After graduation, the school opened doors for me. I had a choice of universities and programs, and my first years of undergrad breezed by because of the academic skills I learned in high school.

The high school years are a critical time of identity formation. At the same time as teens get the keys to the car and choose a university, they make life-impacting decisions about their social network, religious identity and communal commitments. Because of this critical time for identity formation, the right high school, with the right friends, the right teachers and the right environment is so important in shaping the future of our community.

READ: WHAT IT’S LIKE TO BE JEWISH AND MIDDLE CLASS

I loved high school so much I went back for a second round as a teacher. During my years of teaching at TanenbaumCHAT, I learned that the job of a teacher is not just about the subject – math, science or Jewish history – it’s also about the students. As teachers, we serve as coaches and mentors, cheerleaders and guides. The commitment of my colleagues went so far beyond the curriculum, ensuring that students developed the skills, knowledge, attitudes and aptitudes to succeed.

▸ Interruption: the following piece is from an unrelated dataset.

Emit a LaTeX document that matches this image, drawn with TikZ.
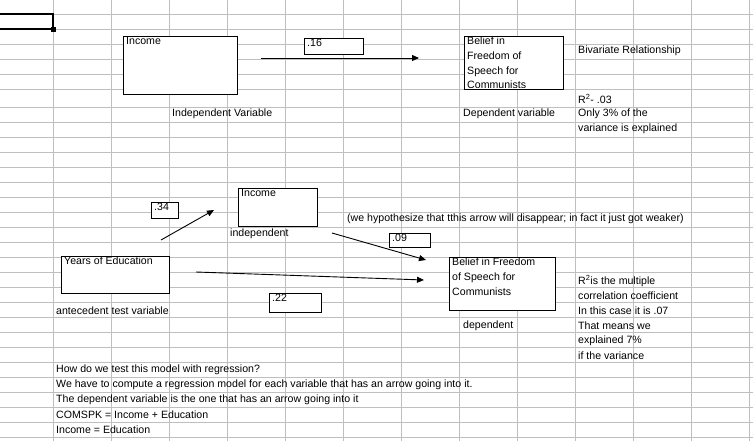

All this is why I’m so excited by the new affordability initiative at TanenbaumCHAT.

For a decade, the proportion of students in Jewish middle school who have continued on to TanenbaumCHAT has dropped. Research points the finger squarely at cost. The jump in day school tuition in Toronto from Grade 8 – which is around $16,000 – to Grade 9 – which last year was about $27,000 – was just too much. Because of the cost of tuition, kids were leaving Jewish day school for public school.

But TanenbaumCHAT’s new affordability initiative, brought to life through a Jesin-Neuberger Foundation gift and an anonymous donor, will bring its tuition down to $18,500, within spitting distance of middle school tuition. It will enable hundreds of children to stay in Jewish day school through their critical, identity-forming teenage years.

READ: THE HUMILIATING PROCESS OF THE TUITION SUBSIDY APPLICATION

At the same time, change is disruptive. Shrinking enrolment has resulted in fewer jobs, which means a painful loss of teachers who nurture the next generation. In parallel to the affordability initiative, TanenbaumCHAT is merging its two campuses, which is an unsettling change for many teachers, parents and students. In the long term, this will allow for more course and extracurricular offerings – the kinds of experiences that informed my high school years – but in the short term, it will require a significant change in culture and will ignite a sense of loss.

With all that said, now is the time to enrol.

High school was transformative for me. I learned, I made friends, I grew and I started making important decisions for myself. I did so within an environment that was academically rigorous, socially vibrant and personally nurturing. I feel truly blessed that today, that opportunity is accessible to so many more in our community, and I’m forever grateful to the philanthropists, lay leaders and professionals who have made this transformation a reality.

This initiative can only be the beginning – a catalyst to strengthen our educational system and community in other ways. May our community continue to be blessed by this kind of leadership and these kinds of efforts to strengthen Jewish life today and into the future.

Daniel Held is executive director of the Julia and Henry Koschitzky Centre for Jewish Education at UJA Federation of Greater Toronto.